3 - Trump démissionne ou décède avant l’élection, ou entre l’élection et le 14 décembre
- Situation institutionnelle. Mike Pence devient immédiatement président. S’il est dans l’incapacité de le faire, le Speaker de la Chambre des représentants vient ensuite dans l’ordre de succession (Nancy Pelosi), suivi du président pro tempore du Sénat (Charles Grassley, doyen du parti majoritaire). Là encore, les questions liées à la chaîne de pouvoir font l’objet de controverses byzantines chez les constitutionnalistes.
- Situation électorale. C’est là que les choses se compliquent. Si Trump décède avant le 3 novembre, l’élection peut-elle être retardée ? Sur le papier, oui : le Congrès fixe la date du scrutin, il peut la changer. Mais la marge de manœuvre est très étroite : la Constitution stipule que le nouveau président prend ses fonctions le 20 janvier.
En théorie, toute loi est modifiable, même la Loi fondamentale. Mais politiquement, il est plus qu’improbable que les démocrates acceptent un tel scénario.
Autre hypothèse : le Comité national républicain se réunit en urgence pour désigner un candidat remplaçant, probablement Mike Pence. Le Comité, présidé par Ronna McDaniel (dont on a appris vendredi 2 octobre qu’elle était elle aussi positive au coronavirus), compte 3 membres par Etat ou territoire.
Problème : dans la plupart des Etats, il est trop tard pour changer les bulletins de vote. Des millions ont déjà été imprimés, envoyés aux électeurs pour ceux qui souhaitent voter par correspondance, et 2,2 millions d’Américains ont déjà voté. Au final, il serait presque impossible de changer le nom du candidat républicain, à l’échelle du pays, sur les bulletins de vote.
Reste la possibilité d’agir entre l’élection et le 14 décembre. Ce jour-là, les électeurs du collège électoral éliront formellement le nouveau président. Celui-ci doit recevoir au moins 270 des 538 votes. Ces électeurs sont désignés par les Etats, en fonction, bien sûr, du résultat du vote populaire.

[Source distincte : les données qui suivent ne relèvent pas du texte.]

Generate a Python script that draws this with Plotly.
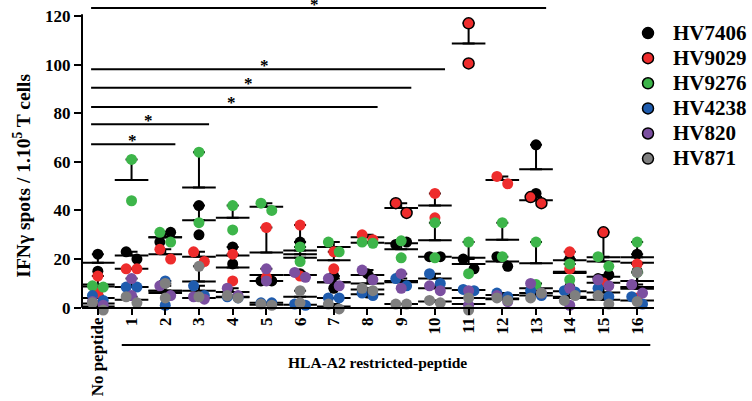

Certains Etats obligent légalement leurs électeurs à voter, le 14 décembre, pour le candidat de leur camp dont le nom figure sur le bulletin de vote -- Trump, en l’occurrence, chez les républicains. D’autres Etats ne stipulent pas formellement cette obligation.
On peut imaginer un scénario ou le Comité national républicain demanderait à tous ces électeurs de voter pour Pence à la place de Trump. Prévoir des comprimés contre la migraine : les tours et détours juridiques risquent d’être intéressants !
- Conséquences politiques. Inutile de dire que les démocrates combattraient par tous les moyens, dans le cas où Trump (vivant ou mort) aurait remporté l’élection du 3 novembre, une telle « élection » de Pence par le collège électoral. Une crise politique grave risquerait de secouer le pays.
4 - Trump décède après le 14 décembre mais avant le 6 janvier
- Situation institutionnelle. Le 6 janvier est la date à laquelle le Congrès certifie le vote du Collège électoral. Si le président venait à décéder entre ce vote et la certification par le Congrès, que se passerait-il ? La Constitution n’est pas claire sur un point central : devient-on « président élu » avec le vote du Collège électoral (14 décembre), ou seulement après certification par le Congrès (6 janvier) ?
- Situation électorale. Au cas où le Congrès rejetterait le vote du Collège électoral, du fait d’un décès de Trump, la Chambre des Représentants pourrait trancher et choisir le prochain président, mais selon un système de vote (la délégation de chaque Etat dispose d’une voix) qui risque de donner la majorité aux républicains.
- Conséquences politiques. On n’ose imaginer le chaos, dans le cas où les républicains utiliseraient cette manœuvre au Congrès pour tenter d’imposer leur candidat.
5 - Trump, élu, décède après que le Congrès ait certifié le résultat de l’élection
La situation est claire, même si le décès de Trump survenait entre le 6 janvier (certification) et le 20 janvier (prise de fonctions) : Mike Pence devient président des Etats-Unis.